Houve ainda marchas animadas pelo interior do país. Como demonstram relatos na imprensa, as próprias organizações LGBT+ se surpreenderam com a adesão de amplos setores locais de cidades pequenas e conservadoras, onde 65% votaram em Milei, como Pergamino, na fronteira norte da província de Buenos Aires. Na grande Rosario, uma multidão enfrentou o calor de 33 graus para dizer que: “Com Milei, a liberdade é adiada”.

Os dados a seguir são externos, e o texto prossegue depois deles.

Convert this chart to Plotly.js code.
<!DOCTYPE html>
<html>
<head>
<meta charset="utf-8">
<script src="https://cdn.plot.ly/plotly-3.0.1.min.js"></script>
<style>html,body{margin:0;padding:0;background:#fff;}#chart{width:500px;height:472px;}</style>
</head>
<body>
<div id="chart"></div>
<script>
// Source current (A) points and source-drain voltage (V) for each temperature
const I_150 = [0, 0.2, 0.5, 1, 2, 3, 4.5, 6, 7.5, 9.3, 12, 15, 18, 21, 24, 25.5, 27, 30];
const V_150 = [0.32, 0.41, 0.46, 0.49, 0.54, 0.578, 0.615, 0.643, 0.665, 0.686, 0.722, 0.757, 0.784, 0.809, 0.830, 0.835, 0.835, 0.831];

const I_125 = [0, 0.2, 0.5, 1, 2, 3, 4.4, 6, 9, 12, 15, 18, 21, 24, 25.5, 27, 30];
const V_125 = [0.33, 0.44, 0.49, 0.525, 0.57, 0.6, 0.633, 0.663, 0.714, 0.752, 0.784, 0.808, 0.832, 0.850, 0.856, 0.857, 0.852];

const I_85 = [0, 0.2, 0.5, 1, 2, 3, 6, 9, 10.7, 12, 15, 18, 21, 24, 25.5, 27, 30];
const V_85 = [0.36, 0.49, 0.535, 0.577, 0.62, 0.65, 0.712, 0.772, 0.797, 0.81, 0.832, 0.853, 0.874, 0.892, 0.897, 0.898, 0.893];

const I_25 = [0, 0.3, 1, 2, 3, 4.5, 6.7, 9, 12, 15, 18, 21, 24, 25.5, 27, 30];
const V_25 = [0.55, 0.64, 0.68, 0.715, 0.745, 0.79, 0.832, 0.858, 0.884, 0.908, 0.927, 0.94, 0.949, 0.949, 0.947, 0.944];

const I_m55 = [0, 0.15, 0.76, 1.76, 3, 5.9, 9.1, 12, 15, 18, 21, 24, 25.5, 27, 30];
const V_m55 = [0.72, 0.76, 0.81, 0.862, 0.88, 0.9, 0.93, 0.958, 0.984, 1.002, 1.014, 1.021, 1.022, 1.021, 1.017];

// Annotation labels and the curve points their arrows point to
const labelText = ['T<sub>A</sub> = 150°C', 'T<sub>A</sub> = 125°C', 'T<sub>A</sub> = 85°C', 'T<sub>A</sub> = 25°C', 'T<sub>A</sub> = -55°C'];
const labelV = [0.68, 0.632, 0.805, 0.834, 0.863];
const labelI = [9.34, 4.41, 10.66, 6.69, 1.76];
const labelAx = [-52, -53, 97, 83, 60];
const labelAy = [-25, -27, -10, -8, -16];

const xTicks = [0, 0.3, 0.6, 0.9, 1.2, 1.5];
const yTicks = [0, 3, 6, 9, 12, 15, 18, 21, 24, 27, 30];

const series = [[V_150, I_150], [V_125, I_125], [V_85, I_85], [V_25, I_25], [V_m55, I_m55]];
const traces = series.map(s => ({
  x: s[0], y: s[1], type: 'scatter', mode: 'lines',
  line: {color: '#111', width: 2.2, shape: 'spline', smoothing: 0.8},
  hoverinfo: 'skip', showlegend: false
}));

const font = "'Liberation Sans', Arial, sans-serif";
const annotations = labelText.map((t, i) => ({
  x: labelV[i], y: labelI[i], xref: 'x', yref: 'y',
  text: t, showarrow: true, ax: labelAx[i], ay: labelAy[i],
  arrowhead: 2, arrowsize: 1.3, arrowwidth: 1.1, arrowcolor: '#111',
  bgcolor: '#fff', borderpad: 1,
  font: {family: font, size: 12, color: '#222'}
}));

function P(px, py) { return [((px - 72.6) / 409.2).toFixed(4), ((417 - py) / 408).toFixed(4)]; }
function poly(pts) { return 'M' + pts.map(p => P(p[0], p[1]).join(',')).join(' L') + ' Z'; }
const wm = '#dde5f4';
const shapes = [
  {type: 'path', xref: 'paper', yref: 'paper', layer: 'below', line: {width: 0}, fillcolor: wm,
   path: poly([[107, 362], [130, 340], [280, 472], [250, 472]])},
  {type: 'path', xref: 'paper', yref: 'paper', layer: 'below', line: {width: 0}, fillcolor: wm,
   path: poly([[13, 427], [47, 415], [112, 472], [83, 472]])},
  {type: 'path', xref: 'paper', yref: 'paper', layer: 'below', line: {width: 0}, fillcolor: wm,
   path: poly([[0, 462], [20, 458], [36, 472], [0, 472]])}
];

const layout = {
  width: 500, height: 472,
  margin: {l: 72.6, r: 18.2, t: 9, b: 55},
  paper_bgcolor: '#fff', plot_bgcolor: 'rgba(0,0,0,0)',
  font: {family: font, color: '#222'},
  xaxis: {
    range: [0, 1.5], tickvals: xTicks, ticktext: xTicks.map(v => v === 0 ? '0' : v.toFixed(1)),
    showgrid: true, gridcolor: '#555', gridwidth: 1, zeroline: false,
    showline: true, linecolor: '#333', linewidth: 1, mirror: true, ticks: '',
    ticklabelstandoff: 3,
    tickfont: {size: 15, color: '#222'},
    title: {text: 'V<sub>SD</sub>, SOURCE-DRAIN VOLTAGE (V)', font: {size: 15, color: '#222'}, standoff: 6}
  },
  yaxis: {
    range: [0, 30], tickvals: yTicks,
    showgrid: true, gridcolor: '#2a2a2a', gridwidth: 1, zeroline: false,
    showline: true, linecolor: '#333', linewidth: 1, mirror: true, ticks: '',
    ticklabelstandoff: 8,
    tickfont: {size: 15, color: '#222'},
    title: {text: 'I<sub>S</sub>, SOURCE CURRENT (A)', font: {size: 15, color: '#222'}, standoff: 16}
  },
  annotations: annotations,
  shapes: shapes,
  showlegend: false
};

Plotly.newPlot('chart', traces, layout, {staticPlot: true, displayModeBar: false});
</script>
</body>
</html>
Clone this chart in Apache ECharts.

Diziam que marcham em repúdio ao discurso de ódio do presidente, mas também para denunciar os cortes que existem em nível nacional e que impactam as políticas públicas provinciais que afetam seus direitos. Afinal, comunidade LGBT+ também abrange aposentados, aqueles que estão entrando no sistema de saúde e os desempregados. Um documento lido ao final da manifestação deu o tom: “Que os fascistas voltem pra dentro do armário!”
Confluência de lutas e setores
A transversalidade foi uma das marcas da marcha. Organizações LGBTQIA+, feministas, sindicatos, partidos políticos de oposição e movimentos sociais se uniram em um ato político que transcendeu questões de gênero e diversidade. “Esta marcha é um ponto de inflexão. Ela coloca no centro do debate a humanização das diversas formas de existir no mundo”, destacou uma representante do Ministério de Gênero e Diversidade da Província de Buenos Aires.
A presença de figuras públicas, como as cantoras Lali Espósito e María Becerra, e das Mães da Praça de Maio, reforçou o caráter plural do evento. “Mães da Praça, as travestis abraçam vocês”, gritavam os manifestantes, em um momento emocionante de solidariedade entre gerações.
Resposta ao discurso de ódio
O discurso de Milei em Davos, que também atacou migrantes e defendeu negacionistas das mudanças climáticas, foi o estopim para a mobilização. No entanto, o governo tentou minimizar o impacto da marcha, alegando que os participantes foram “usados pela oposição”. Milei chegou a afirmar que suas declarações foram “editadas” e distorcidas, numa demonstração de sua derrota pelos manifestantes, mas a transcrição oficial e o vídeo completo do discurso confirmam suas palavras.
A comunidade LGBTQIA+ e aliados rejeitaram as tentativas de deslegitimação. “Você não pode cobrir o sol com as mãos. Aqueles que o presidente descreveu como um perigo para a sociedade foram abraçados por uma multidão”, afirmou um ativista da organização 100% Diversidade e Direitos.
Impacto político e social
A marcha não apenas mobilizou milhares de pessoas, mas também pressionou o governo a recuar em algumas de suas propostas mais polêmicas. Especialistas alertaram que a eliminação da figura do feminicídio do Código Penal, defendida por Milei e seu ministro da Justiça, poderia beneficiar centenas de assassinos condenados. Diante das críticas, a Casa Rosada começou a reconsiderar a medida.
Além disso, o evento destacou a força da mobilização popular como contraponto ao discurso de ódio e às políticas de austeridade do governo. “Esta marcha foi um aviso claro de que a sociedade não vai tolerar o fascismo”, disse uma ativista feminista.
Um dia de beleza e resistência
A marcha foi um exemplo de como a alegria e a diversidade podem ser armas poderosas contra a crueldade e a opressão. Crianças, idosos, trabalhadores, artistas e militantes se uniram em um ato de amor e resistência que ecoou além das fronteiras da Argentina. “Começamos fevereiro com um sorriso e uma esperança”, refletiu o editorialista de Página 12.
Enquanto o governo tenta desqualificar o movimento, a mensagem das ruas é clara: a luta por direitos humanos, diversidade e justiça social não será silenciada. A marcha de 1º de fevereiro entrou para a história como um marco na resistência ao fascismo e na defesa da democracia.